Fortunately, the hiker behind me was ski patrol trained and he had an emergency kit with him. He cleaned out the wound, put some antiseptic on it, and another hiker gave us a triangular bandage to hold the gauze pads in place. Think rapper style "do-rag" and you'll get an idea of how I looked. That and my hat supplied enough pressure to staunch the bleeding. I owe thanks to Mr. Shimoda, the "medic hiker" for his assistance, but he only gave us his last name - no contact info - and the other gentleman who gave up the tri-bandage left without leaving his name too. Code of the hikers - help each other when needed.
I was actually lucky in that nothing was broken & I could walk the rest of the way down the mountain. We were in a spot where no helicopter could have gotten to me & it would have been a long wait for a stretcher to get me out. I guess they could have hauled my back up the hill to the rest area, where a helicopter may have been able to lower a rescue basket, but I'm sure glad I didn't have to find out!
It took us another 90 minutes to get down the mountain & fortunately whatever cut my head open didn't do any other damage (other than a scraped knee & shin) - no concussion, no dizziness, etc. From there it was another 2 1/2 hours to the hospital for my appointment with the staple gun at the Atsugi Navy Base emergency clinic (thanks to the military medics there - they did a very neat stapling job).

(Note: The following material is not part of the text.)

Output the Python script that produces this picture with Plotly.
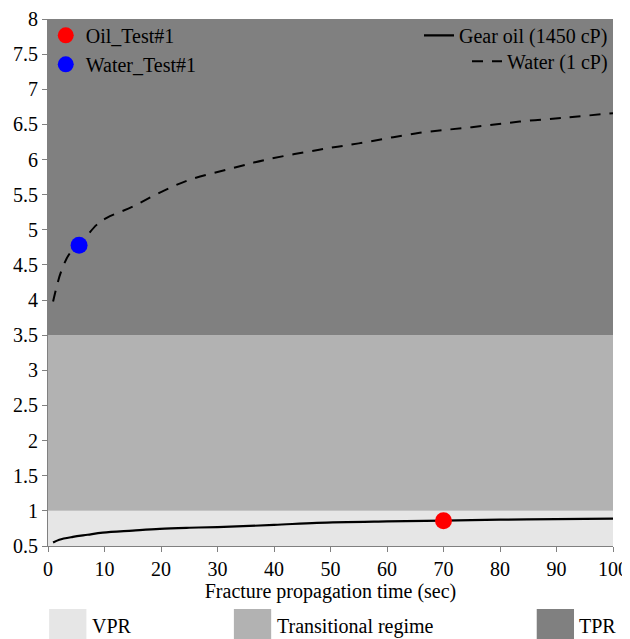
import plotly.graph_objects as go

# ---- data ----
oil_time = [0.9, 2, 4.4, 7, 9.7, 15, 19.8, 25, 30, 40, 47.6, 60, 70, 80, 90, 100]
oil_ratio = [0.55, 0.59, 0.63, 0.66, 0.69, 0.72, 0.745, 0.76, 0.77, 0.80, 0.83, 0.85, 0.86, 0.875, 0.883, 0.89]

water_time = [0.9, 2.3, 3.9, 5.5, 8.6, 10.4, 15, 19.8, 25, 32.8, 38.7, 48, 55, 65.8, 75, 83.5, 92, 100]
water_ratio = [3.98, 4.4, 4.67, 4.78, 5.07, 5.17, 5.33, 5.53, 5.71, 5.88, 6.0, 6.14, 6.23, 6.38, 6.46, 6.54, 6.60, 6.66]

test_names = ["Oil_Test#1", "Water_Test#1"]
test_time = [70, 5.5]
test_ratio = [0.86, 4.78]
test_colors = ["#ff0000", "#0000ff"]

regime_names = ["VPR", "Transitional regime", "TPR"]
regime_low = [0.5, 1.0, 3.5]
regime_high = [1.0, 3.5, 8.0]
regime_colors = ["#e6e6e6", "#b2b2b2", "#808080"]

x_range = [0, 100]
y_range = [0.5, 8]

FONT = "Liberation Serif"
FS = 20

fig = go.Figure()

# background bands
for lo, hi, c in zip(regime_low, regime_high, regime_colors):
    fig.add_shape(type="rect", xref="paper", yref="y", x0=0, x1=1, y0=lo, y1=hi,
                  fillcolor=c, line=dict(width=0), layer="below")

fig.add_trace(go.Scatter(x=oil_time, y=oil_ratio, mode="lines", name="Gear oil (1450 cP)",
                         line=dict(color="black", width=2.2, shape="spline"), legend="legend2"))
fig.add_trace(go.Scatter(x=water_time, y=water_ratio, mode="lines", name="Water (1 cP)",
                         line=dict(color="black", width=2, dash="11px,9px", shape="spline"), legend="legend3"))

for n, t, r, c in zip(test_names, test_time, test_ratio, test_colors):
    fig.add_trace(go.Scatter(x=[t], y=[r], mode="markers", name=n,
                             marker=dict(color=c, size=17), legend="legend"))

# bottom regime legend (swatches + text)
sw_x0 = [0.002, 0.329, 0.865]
sw_w = 0.066
for name, c, x0 in zip(regime_names, regime_colors, sw_x0):
    fig.add_shape(type="rect", xref="paper", yref="paper", x0=x0, x1=x0 + sw_w,
                  y0=-0.18, y1=-0.1195, fillcolor=c, line=dict(width=0))
    fig.add_annotation(xref="paper", yref="paper", x=x0 + sw_w + 0.006, y=-0.152,
                       text=name, showarrow=False, xanchor="left", yanchor="middle",
                       font=dict(family=FONT, size=FS, color="black"))

tickfont = dict(family=FONT, size=FS, color="black")
fig.update_layout(
    width=622, height=631,
    margin=dict(l=40, r=17, t=11, b=93, autoexpand=False),
    paper_bgcolor="white", plot_bgcolor="white",
    font=dict(family=FONT, size=FS, color="black"),
    legend=dict(x=-0.004, y=1.006, xanchor="left", yanchor="top", bgcolor="rgba(0,0,0,0)",
                font=dict(family=FONT, size=FS), tracegroupgap=0, itemsizing="trace"),
    legend2=dict(x=1.0, y=1.006, xanchor="right", yanchor="top", bgcolor="rgba(0,0,0,0)",
                 font=dict(family=FONT, size=FS)),
    legend3=dict(x=1.0, y=0.957, xanchor="right", yanchor="top", bgcolor="rgba(0,0,0,0)",
                 font=dict(family=FONT, size=FS)),
    xaxis=dict(range=x_range, dtick=10, ticks="outside", ticklen=5, tickcolor="#808080",
               showline=True, linecolor="#808080", linewidth=1, showgrid=False, zeroline=False,
               automargin=False,
               title=dict(text="Fracture propagation time (sec)", standoff=0,
                          font=dict(family=FONT, size=FS)),
               tickfont=tickfont),
    yaxis=dict(range=y_range, dtick=0.5, ticks="outside", ticklen=5, tickcolor="#808080",
               showline=True, linecolor="#808080", linewidth=1, showgrid=False, zeroline=False,
               automargin=False, tickfont=tickfont),
)

fig.write_html("out.html")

Now, back in Tokyo, and surprisingly pain free after all that - other than the very sore leg muscles from all the hiking (note to self - MORE GYM TIME!).
Good lessons learned though:
1. Always carry a well stocked emergency kit - those two bandaids in my backpack weren't much use for this.
2. Don't try to rush down the mountain - if you think you're holding people up - move aside & let them pass.
3. Take more water - that hike was very dehydrating.
4. Know the hike - don't exceed your readiness (our first hike of the season - tougher one than we should have done for the first one)
5. Wear your hat. It was shady & warm so I had my hat off. It may have protected my head a bit; at least not as deep / long of a cut. Or maybe I need a helmet!?
6. Get some alpine poles. About 75% of the people we saw coming down (and many of them older than us) had them & they would have been really useful, especially when we had to walk over the rocks to cross the river two times.
Of course this won't stop me from hiking, but you can bet your hiking boots I'll be more cautious & I'll be working on getting the legs in better shape for the climb (and the descent, which is actually harder on the leg muscles).